In Flook, the Supreme Court held a catalytic conversion process consisting of "an initial step which merely measures the present value of the process variable (e.g., the temperature); an intermediate step which uses an algorithm to calculate an updated alarm-limit value; and a final step in which the actual alarm limit is adjusted to the updated value" is not patentable.
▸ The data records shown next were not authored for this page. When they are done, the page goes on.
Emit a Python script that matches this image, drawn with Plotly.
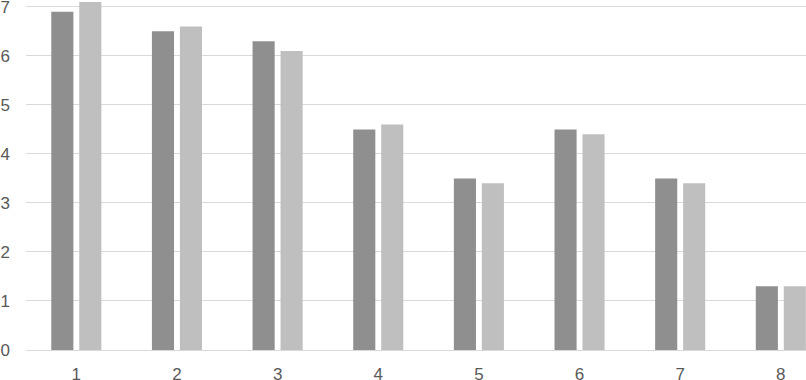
import plotly.graph_objects as go

categories = [1, 2, 3, 4, 5, 6, 7, 8]
series_a = [6.9, 6.5, 6.3, 4.5, 3.5, 4.5, 3.5, 1.3]
series_b = [7.1, 6.6, 6.1, 4.6, 3.4, 4.4, 3.4, 1.3]
y_ticks = [0, 1, 2, 3, 4, 5, 6, 7]

fig = go.Figure()
fig.add_trace(go.Bar(x=categories, y=series_a, marker=dict(color="#8f8f8f", line=dict(width=0))))
fig.add_trace(go.Bar(x=categories, y=series_b, marker=dict(color="#bfbfbf", line=dict(width=0))))

font = dict(family="Liberation Sans, Arial, sans-serif", size=17, color="#595959")
fig.update_layout(
    width=806, height=380,
    margin=dict(l=26, r=0, t=0, b=30, autoexpand=False),
    paper_bgcolor="white", plot_bgcolor="white",
    showlegend=False,
    barmode="group", bargap=0.444, bargroupgap=0.21,
    font=font,
)
fig.update_xaxes(range=[0.5, 8.25], tickvals=categories, ticktext=[str(c) for c in categories],
                 showgrid=False, zeroline=False, showline=False, ticks="", tickfont=font,
                 ticklabelstandoff=12, automargin=False, ticklabeloverflow="allow")
fig.update_yaxes(range=[0, 7.14], tickvals=y_ticks, showgrid=True, gridcolor="#d9d9d9", gridwidth=1,
                 zeroline=True, zerolinecolor="#d9d9d9", zerolinewidth=1, showline=False,
                 ticks="", tickfont=font, ticklabelstandoff=15, automargin=False,
                 ticklabeloverflow="allow")
fig.write_html("out.html", config={"displayModeBar": False},
               post_script="document.body.style.margin='0';document.body.style.overflow='hidden';")
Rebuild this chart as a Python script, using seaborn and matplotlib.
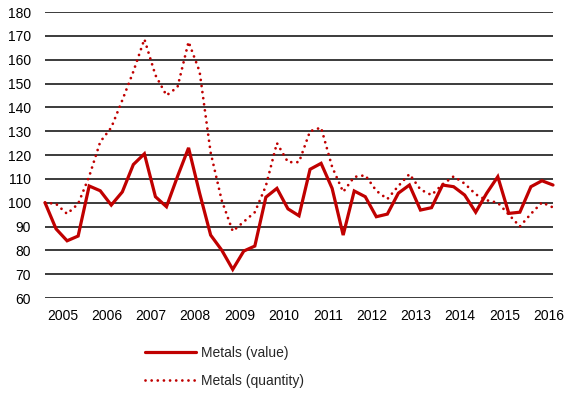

In contrast, Diehr held that a process for molding raw, uncured synthetic rubber into cured precision products by constantly measuring the actual temperature inside the mold and repeatedly recalculating the cure time was eligible for patent protection. The Supreme Court in
Diehr stated:
[A] new mineral discovered in the earth or a new plant found in the wild is not patentable subject matter. Likewise, Einstein could not patent his celebrated law that E=mc2; nor could Newton have patented the law of gravity. Such discoveries are 'manifestations of . . . nature, free to all men and reserved exclusively to none.'
There are also some indications of how the Federal Circuit will be thinking when it deals with these two cases. For example, when it first dealt with
Prometheus, the Federal Circuit stated:
"[t]he transformation is of the human body following administration of a drug and the various chemical and physical changes of the drug's metabolites that enable their concentrations to be determined."
Moreover, the Federal Circuit established a bright-line rule that claims to methods of treatment "are always transformative when a defined group of drugs is administered to ameliorate the effects of an undesired condition."
Since the Federal Circuit's decision in Bilski, there has been considerable concern that it would cut a wide swath of unpatentability for patents in the biotechnology and pharmaceutical industries, particularly patents claiming diagnostics. While the Supreme Court's decision in Bilski reversed that limited approach, it is unclear how the Federal Circuit will apply the Supreme Court's standards. How the Federal Circuit applies the Bilski decision to
Prometheus and Biogen will certainly be of great interest to the biotech and pharma industries.